Posté le 11.10.2021
Jean-Louis Trintignant se raconte sans détours dans Trintignant par Trintignant, un documentaire de Lucie Cariès. S’y dévoile un être profond et sensible, à la personnalité énigmatique.
Pour nombre d’acteurs et d’actrices avec lesquels il a partagé l’affiche, il fut un partenaire réservé mais attentif, qui, d’un sourire, d’un regard, d’un silence ou d’une remarque distillée de sa voix captivante, savait éclairer un chemin ou brouiller les pistes, toujours avec élégance. Jean-Louis Trintignant reste une énigme pour la plupart de ceux qui l’ont un jour côtoyé sur un plateau de cinéma. Une personnalité complexe qui a toutefois su jouer de sa part de mystère pour dessiner les contours de son immense trajectoire d’acteur, comme le rappelle avec finesse Lucie Cariès dans Trintignant par Trintignant, un documentaire coécrit avec Yves Jeuland.
« J’ai le culte de la folie alors que je suis tout le contraire car j’ai les pieds sur terre. Je passe ma vie à me détruire, mais c’est un chemin où je me retrouve toujours », explique Jean-Louis Trintignant dans l’une des séquences clé du film. Dans une autre, il confie tout aussi frontalement que s’il a choisi parfois d’interpréter « un salaud », c’est parce qu’il « porte » ça en lui.
Qui est vraiment Jean-Louis Trintignant ? Lucie Cariès répond par l’autoportrait et laisse le soin au comédien de se dévoiler au travers de nombreux extraits de conversations dans lesquelles il se confie parfois à cœur ouvert. Par un savant travail de montage de ses confidences et de séquences issues de ses partitions parmi les plus célèbres, la cinéaste invite chacun à se forger sa propre opinion. « En me plongeant dans ses archives, je me suis rendu compte qu’il avait été interrogé un nombre de fois incalculable à différents moments de sa carrière. Il paraissait naturel de lui donner la parole et que sa voix accompagne le spectateur. Bien sûr, on ne sait jamais vraiment à quand il est totalement sincère et à quel moment il nous promène un peu », détaille la réalisatrice, qui s’est également entretenue avec l’acteur pour « créer un dialogue entre le Trintignant d’hier et celui d’aujourd’hui ».

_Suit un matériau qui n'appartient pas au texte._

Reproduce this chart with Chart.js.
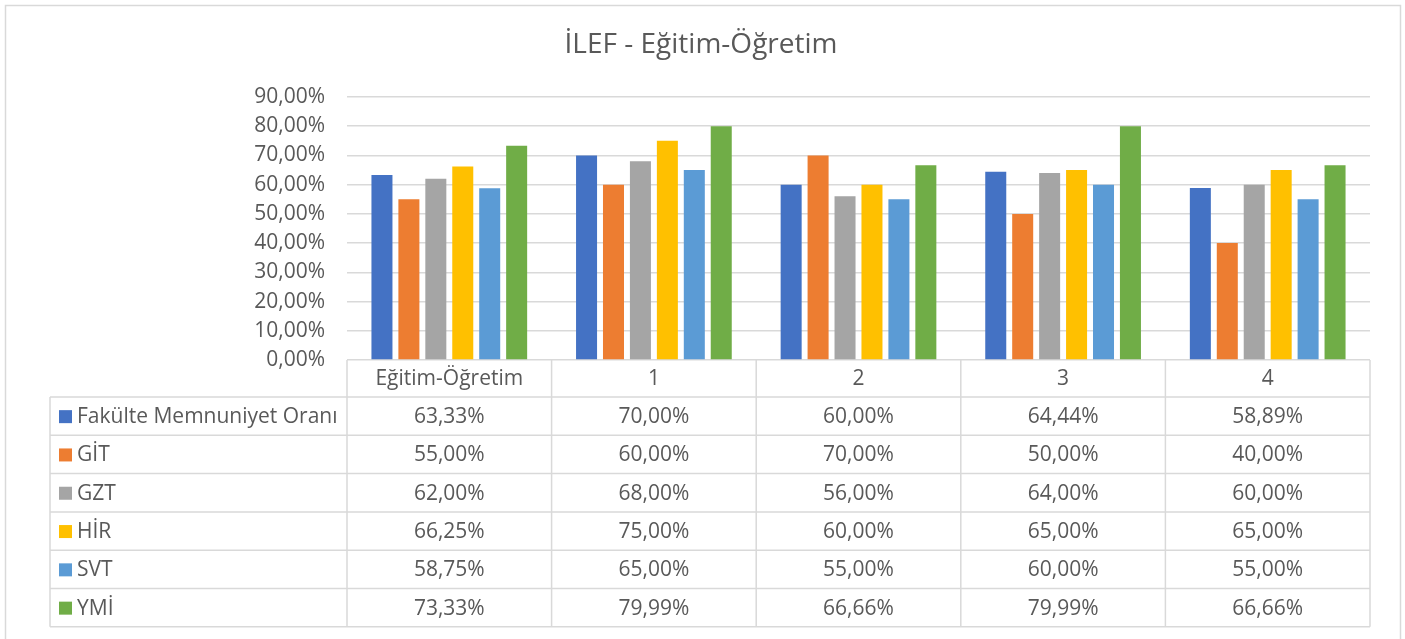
<!DOCTYPE html>
<html>
<head>
<meta charset="utf-8">
<script src="https://cdn.jsdelivr.net/npm/chart.js@4"></script>
<style>
  html, body { margin: 0; padding: 0; background: #fff; }
  #wrap { width: 1405px; height: 639px; position: relative; }
</style>
</head>
<body>
<div id="wrap"><canvas id="ilef-chart" width="1405" height="639"></canvas></div>
<script>
// data
var categories = ['Eğitim-Öğretim', '1', '2', '3', '4'];
var seriesNames = ['Fakülte Memnuniyet Oranı', 'GİT', 'GZT', 'HİR', 'SVT', 'YMİ'];
var fakulte = [63.33, 70.00, 60.00, 64.44, 58.89];
var git = [55.00, 60.00, 70.00, 50.00, 40.00];
var gzt = [62.00, 68.00, 56.00, 64.00, 60.00];
var hir = [66.25, 75.00, 60.00, 65.00, 65.00];
var svt = [58.75, 65.00, 55.00, 60.00, 55.00];
var ymi = [73.33, 79.99, 66.66, 79.99, 66.66];
var yTicks = [0, 10, 20, 30, 40, 50, 60, 70, 80, 90];
var titleText = 'İLEF - Eğitim-Öğretim';

var colors = ['#4472C4', '#ED7D31', '#A5A5A5', '#FFC000', '#5B9BD5', '#70AD47'];
var seriesValues = [fakulte, git, gzt, hir, svt, ymi];
var FONT = '"Open Sans", "Noto Sans", sans-serif';
var TEXT = '#595959';
var LINE = '#d9d9d9';

function pct(v) {
  return v.toFixed(2).replace('.', ',') + '%';
}

// frame, title and the data table under the plot
var dataTable = {
  id: 'dataTable',
  beforeDraw: function(chart) {
    var c = chart.ctx;
    c.save();
    c.fillStyle = '#fff';
    c.fillRect(0, 0, chart.width, chart.height);
    c.strokeStyle = LINE;
    c.lineWidth = 1.5;
    c.strokeRect(5.5, 5.5, 1395, 660);
    c.font = '28px ' + FONT;
    c.fillStyle = TEXT;
    c.textAlign = 'center';
    c.textBaseline = 'middle';
    c.fillText(titleText, 701, 45);
    c.restore();
  },
  afterDraw: function(chart) {
    var c = chart.ctx;
    var x = chart.scales.x;
    var area = chart.chartArea;
    var top = area.bottom;
    var headH = 37;
    var rowH = 38.3;
    var tableLeft = 50;
    var bounds = categories.map(function(cat, i) {
      var mid = x.getPixelForValue(i);
      var half = (area.right - area.left) / categories.length / 2;
      return [mid - half, mid + half, mid];
    });
    var bottom = top + headH + rowH * seriesNames.length;

    c.save();
    c.strokeStyle = LINE;
    c.lineWidth = 1.5;
    c.beginPath();
    bounds.forEach(function(b) {
      c.moveTo(b[0], top); c.lineTo(b[0], bottom);
    });
    c.moveTo(area.right, top); c.lineTo(area.right, bottom);
    c.moveTo(tableLeft, top + headH); c.lineTo(tableLeft, bottom);
    for (var r = 0; r <= seriesNames.length; r++) {
      var yy = top + headH + r * rowH;
      c.moveTo(tableLeft, yy); c.lineTo(area.right, yy);
    }
    c.stroke();

    c.font = '21px ' + FONT;
    c.fillStyle = TEXT;
    c.textBaseline = 'middle';
    c.textAlign = 'center';
    bounds.forEach(function(b, i) {
      c.fillText(categories[i], b[2], top + headH / 2 + 1);
    });
    seriesNames.forEach(function(name, s) {
      var cy = top + headH + s * rowH + rowH / 2 + 1;
      c.fillStyle = colors[s];
      c.fillRect(59, cy - 7, 13, 13);
      c.fillStyle = TEXT;
      c.textAlign = 'left';
      c.fillText(name, 77, cy);
      c.textAlign = 'center';
      seriesValues[s].forEach(function(v, i) {
        c.fillText(pct(v), bounds[i][2], cy);
      });
    });
    c.restore();
  }
};

var ctx = document.getElementById('ilef-chart').getContext('2d');
var chart = new Chart(ctx, {
  type: 'bar',
  data: {
    labels: categories,
    datasets: seriesNames.map(function(name, i) {
      return {
        label: name,
        data: seriesValues[i],
        backgroundColor: colors[i],
        categoryPercentage: 0.79,
        barPercentage: 0.78,
      };
    }),
  },
  options: {
    responsive: false,
    animation: false,
    layout: { padding: { left: 0, right: 35, top: 97, bottom: 279 } },
    plugins: {
      legend: { display: false },
      tooltip: { enabled: false },
      title: { display: false },
    },
    scales: {
      x: { display: false },
      y: {
        min: 0,
        max: 90,
        afterBuildTicks: function(scale) {
          scale.ticks = yTicks.map(function(v) { return { value: v }; });
        },
        afterFit: function(scale) { scale.width = 347; },
        border: { display: false },
        grid: { color: LINE, lineWidth: 1.5, drawTicks: false },
        ticks: {
          padding: 22,
          color: TEXT,
          font: { family: FONT, size: 21 },
          callback: function(v) { return pct(v); },
        },
      },
    },
  },
  plugins: [dataTable],
});
</script>
</body>
</html>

Pour illustrer son insondable ambivalence, le documentaire rappelle notamment que c’est au cœur d’une tragédie personnelle, la mort de sa fille cadette Pauline à la veille du tournage du Conformiste, de Bernardo Bertolucci (1970), que Jean-Louis Trintignant va puiser l’essence de ce qu’il considère encore aujourd’hui comme son plus grand rôle. Celui qu’il choisira tout du moins pour révéler à l’écran toute sa complexité d’homme. « Dans cette archive-là, il est d’une franchise folle et se met complètement à nu », estime Lucie Cariès. « Le tournage du Conformiste a constitué le pivot de sa vie ».